Osierocony Dhani miał wielkie szczęście w nieszczęściu, ponieważ gdy zorganizowano w Royal Albert Hall wielki koncert w pierwszą rocznicę śmierci George'a, mógł zagrać na jednej scenie nie tylko z Lynne'em, ale także z Paulem McCartneyem, Ringo Starrem, Tomem Pettym i Erikiem Claptonem. – Olivia, żona George'a, powiedział mi, że gdy Dhani gra z nami, ona czuje się, jakby George odmłodniał – mówił Paul McCartney, nawiązując również do fizycznego podobieństwa Dhaniego do ojca.
Jednocześnie jest raczej jasne, że młody artysta, który nie nagrał żadnej płyty, nie dostałby takiej szansy od losu. Na fali wydarzeń związanych ze śmiercią George'a Dhani założył zespół thenewno2 i był młodą gwiazdą najważniejszych amerykańskich festiwali. Wystąpił też podczas symbolicznego wprowadzenia ojca do Rock And Roll Hall of Fame i zagrał „Why My Guitar Gently Wheeps" u boku Prince'a. Również w roli syna swojego ojca został zaproszony do studia przez raperską ekipę Wu-Tang Clan, gdy z myślą o płycie „8 Diagrams" przerobiła „Why My Guitar Gently Wheeps" na „Why My Heart Gently Weeps". Rolę syna swojego ojca grał również, śpiewając z Jakobem Dylanem, synem Boba, „Give Me Some Truth" Johna Lennona, nagrywając jedną z charytatywnych składanek.

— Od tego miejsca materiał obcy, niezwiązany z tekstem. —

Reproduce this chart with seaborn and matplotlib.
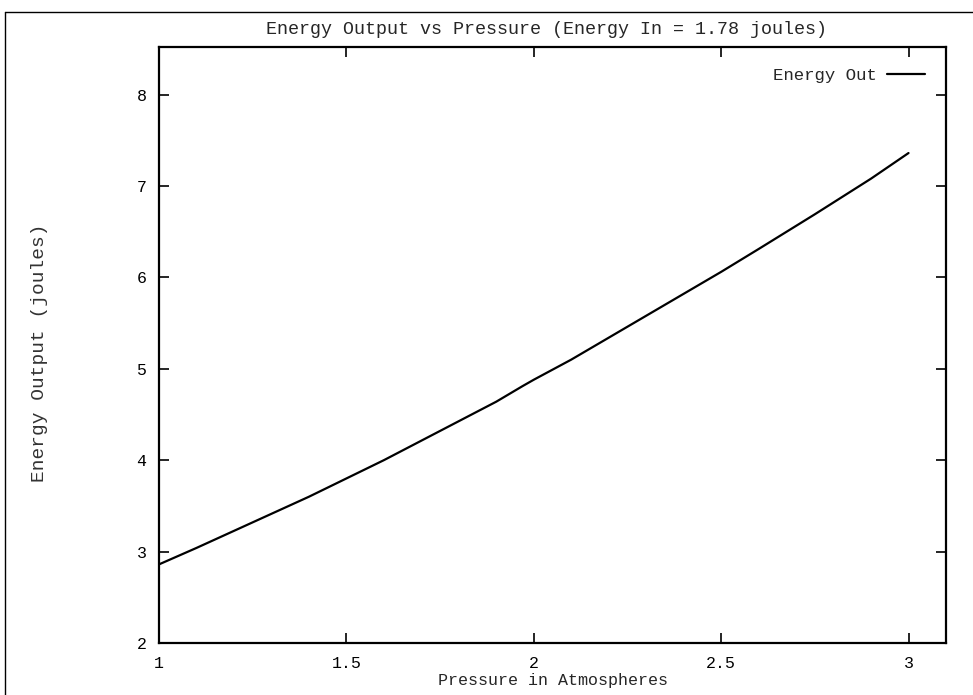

Aby nie skrzywdzić Dhaniego, trzeba zauważyć, że już pierwsza jego solowa płyta, „In Parralel", jest na dobrym poziomie. Jednak i na niej, dodając elektroniczne brzmienia, czerpie ze stylistyki ojca, a zwłaszcza jego wschodnich inspiracji. Album nie zrobił oszałamiającej kariery, 27. miejsce to najwyższa pozycja na amerykańskiej liście przebojów magazynu „Billboard" , a i to w zestawieniu płyt z muzyką niezależną. Zawsze jednak była to przerwa w pracy kustosza ojcowskiego dziedzictwa, jaką wykonywał, remasterując przez 17 lat wszystkie płyty eks-Beatlesa Zresztą ojciec zostawił rodzinie majątek oceniany na 400 mln dol. Narzekać nie można.